“Il Signore ha vinto la schiavitù, ci ha liberati dal nostro essere schiavi e ci ha condotti ad una dimensione diversa, ad una relazione diversa, più intima, familiare, una relazione di consanguineità: da schiavi ci ha trasformati in figli. Da figli abbiamo la stessa eredità e da figli possiamo guardare Dio chiamandolo Padre. Questo lo vivremo in modo definitivo contemplando per l’eternità il volto del Signore. Però, dentro questa vita noi dobbiamo prenderci cura”. Così il vescovo, monsignor Serafino Parisi, che oggi ha presieduto le concelebrazioni eucaristiche officiate nei tre cimiteri cittadini (Sambiase, Nicastro e Sant’Eufemia) in suffragio ai defunti.
“Dire ‘Signore ti amo’ – ha aggiunto il Vescovo – è molto semplice; se poi lo dici con le lacrime risulti ancora più patetico.
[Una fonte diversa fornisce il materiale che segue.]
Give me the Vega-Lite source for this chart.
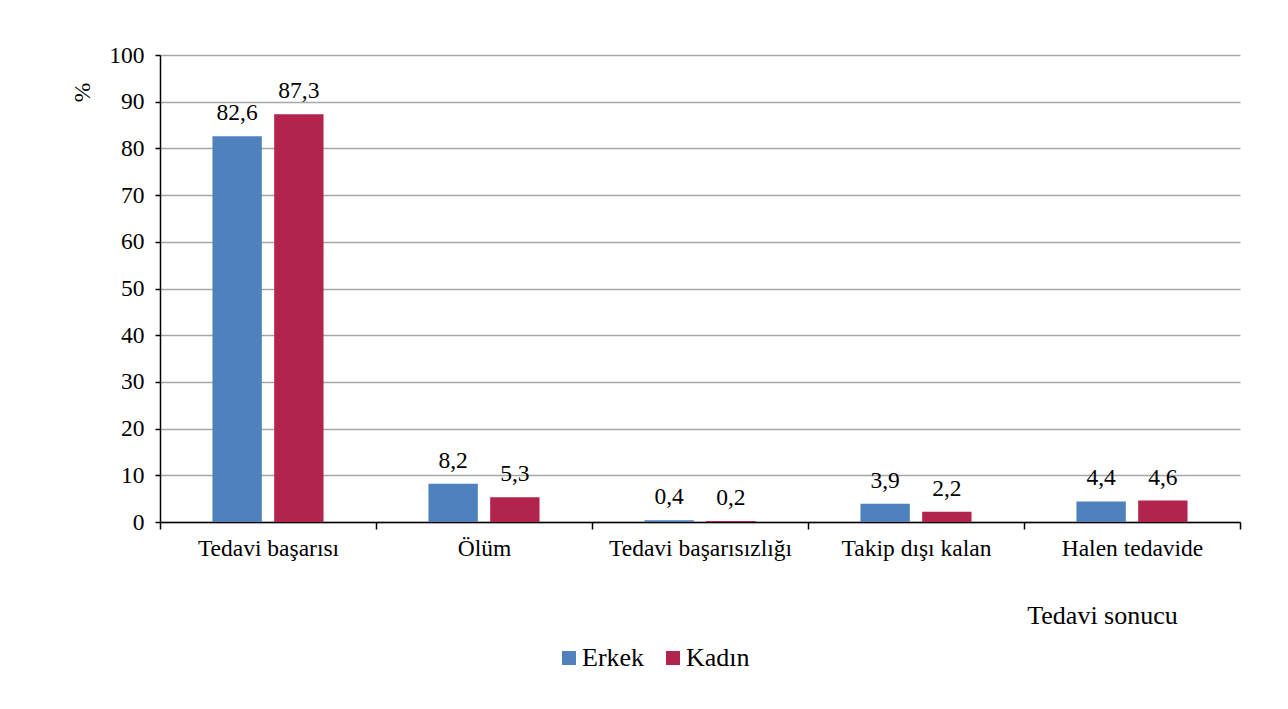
{
  "$schema": "https://vega.github.io/schema/vega-lite/v6.json",
  "width": 1080,
  "height": 467,
  "autosize": {"type": "none"},
  "padding": {"left": 160, "top": 55, "right": 48, "bottom": 187},
  "background": "white",
  "config": {
    "view": {"stroke": null},
    "font": "Times New Roman, Liberation Serif, serif",
    "axis": {"labelFont": "Times New Roman, Liberation Serif, serif", "titleFont": "Times New Roman, Liberation Serif, serif", "labelColor": "black", "titleColor": "black", "titleFontWeight": "normal"},
    "legend": {"labelFont": "Times New Roman, Liberation Serif, serif"},
    "text": {"font": "Times New Roman, Liberation Serif, serif"}
  },
  "data": {
    "values": [
      {"sonuc": "Tedavi başarısı", "cinsiyet": "Erkek", "deger": 82.6, "etiket": "82,6"},
      {"sonuc": "Tedavi başarısı", "cinsiyet": "Kadın", "deger": 87.3, "etiket": "87,3"},
      {"sonuc": "Ölüm", "cinsiyet": "Erkek", "deger": 8.2, "etiket": "8,2"},
      {"sonuc": "Ölüm", "cinsiyet": "Kadın", "deger": 5.3, "etiket": "5,3"},
      {"sonuc": "Tedavi başarısızlığı", "cinsiyet": "Erkek", "deger": 0.4, "etiket": "0,4"},
      {"sonuc": "Tedavi başarısızlığı", "cinsiyet": "Kadın", "deger": 0.2, "etiket": "0,2"},
      {"sonuc": "Takip dışı kalan", "cinsiyet": "Erkek", "deger": 3.9, "etiket": "3,9"},
      {"sonuc": "Takip dışı kalan", "cinsiyet": "Kadın", "deger": 2.2, "etiket": "2,2"},
      {"sonuc": "Halen tedavide", "cinsiyet": "Erkek", "deger": 4.4, "etiket": "4,4"},
      {"sonuc": "Halen tedavide", "cinsiyet": "Kadın", "deger": 4.6, "etiket": "4,6"}
    ]
  },
  "encoding": {
    "x": {
      "field": "sonuc", "type": "nominal", "sort": null,
      "scale": {"paddingInner": 0, "paddingOuter": 0},
      "axis": {
        "title": "Tedavi sonucu", "titleFontSize": 26, "titleX": 942, "titleY": 93,
        "titleAlign": "center", "titleBaseline": "middle",
        "labelAngle": 0, "labelFontSize": 23.5, "labelPadding": 7, "labelLimit": 0,
        "tickBand": "extent", "tickColor": "black", "tickSize": 7, "tickWidth": 1.5,
        "domainColor": "black", "domainWidth": 1.5, "grid": false
      }
    },
    "xOffset": {
      "field": "cinsiyet", "type": "nominal", "sort": ["Erkek", "Kadın"],
      "scale": {"paddingInner": 0.2, "paddingOuter": 0.85}
    },
    "y": {
      "field": "deger", "type": "quantitative",
      "scale": {"domain": [0, 100], "nice": false},
      "axis": {
        "title": "%", "titleFontSize": 23.5, "titleX": -78, "titleY": 37,
        "titleAlign": "center", "titleBaseline": "middle",
        "values": [0, 10, 20, 30, 40, 50, 60, 70, 80, 90, 100],
        "labelFontSize": 23.5, "labelPadding": 11,
        "tickColor": "black", "tickSize": 5, "tickWidth": 1.5,
        "domainColor": "black", "domainWidth": 1.5,
        "grid": true, "gridColor": "#A6A6A6", "gridWidth": 1.5
      }
    }
  },
  "layer": [
    {
      "mark": {"type": "bar"},
      "encoding": {
        "color": {
          "field": "cinsiyet", "type": "nominal",
          "scale": {"domain": ["Erkek", "Kadın"], "range": ["#4F81BD", "#B2234D"]},
          "legend": {
            "title": null, "orient": "none", "direction": "horizontal",
            "legendX": 396, "legendY": 590,
            "symbolType": "square", "symbolSize": 196, "symbolStrokeWidth": 0,
            "labelFontSize": 26, "labelColor": "black", "columnPadding": 15, "labelOffset": 0
          }
        }
      }
    },
    {
      "mark": {"type": "text", "fontSize": 23.5, "baseline": "alphabetic", "dy": -16, "color": "black", "font": "Times New Roman, Liberation Serif, serif"},
      "encoding": {"text": {"field": "etiket", "type": "nominal"}}
    }
  ]
}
Il Signore si ama con i fatti e nella verità, direbbe Giovanni, concretamente. Anche da qui, magari, potrebbe venire una grande riflessione sul piano politico, quella politica alta, che scaturisce da una pagina del Vangelo come questa: se noi, per esempio, riuscissimo a pensare alle Politiche sociali prendendo come riferimento il rantolo di chi non ce la fa a camminare, la stanchezza di chi è ammalato e non ce la fa più, il respiro affannoso del povero che si trascina avanti nella storia. Se le nostre politiche sociali partissero da questa realtà ultima non avremmo ingiustizie o, meglio, anche le ingiustizie sarebbero di meno. Pensate ad esempio quanto succede nelle scuole quando un ragazzo, una ragazza, che ha bisogno del sostegno, di una continuità si trovano bloccati davanti ad una legge che, mentre si riempie la bocca di tolleranza, di inclusione, in realtà chiude, sbarra le possibilità agli altri perché c’è un’idea di giustizia troppo legata alla norma e poco aperta alla persona”.
“Noi – ha affermato ancora il Pastore della Chiesa che è in Lamezia – non dobbiamo governare e gestire le emergenze, ma farci carico ed essere responsabili del futuro dell’altro. Una bella idea di carità per il nostro principio della solidarietà, della sussidiarietà, del bene comune, per le politiche sociali, di elevazione dell’uomo di trasformazione della storia. Perché il Vangelo è questo: se un crocifisso è risorto, allora vuol dire che non c’è parola di morte sulla terra che non possa trovare la speranza della vita. Il vero senso della carità è innanzitutto non fare un gesto di elemosina per mettere a posto la coscienza ma fare la carità significa consegnarmi all’altro, totalmente, e dire all’altro ‘fa’ di me quello che vuoi perché ha senso la mia vita se riesce dare senso alla tua. Il senso della mia vita sei tu, come io posso essere il senso della tua esistenza’. È una consegna totale. Io non vado dal povero a dare qualche cosa che è mia. Magari vado dal povero a restituire qualcosa che era sua e che è stata tolta, oppure nella visione del Vangelo che è ancora più ampia: vado dal povero, dall’ultimo, a dargli quello stesso amore che mi attraversa all’interno del quale siamo inseriti e che è l’amore di Dio che tramite me vuole dare all’altro: io non do niente di mio, io faccio semplicemente da tramite dell’amore di Dio all’altro”.
Il brano di oggi del Vangelo, ha concluso monsignor Parisi, “ci indica la strada da compiere per arrivare pronti, preparati al giudizio. E la strada da compiere, lo abbiamo sentito, oggi, può essere riassunta, indicata, da un solo verbo e da un solo sostantivo: prendersi cura. La cura è il senso della nostra vita”.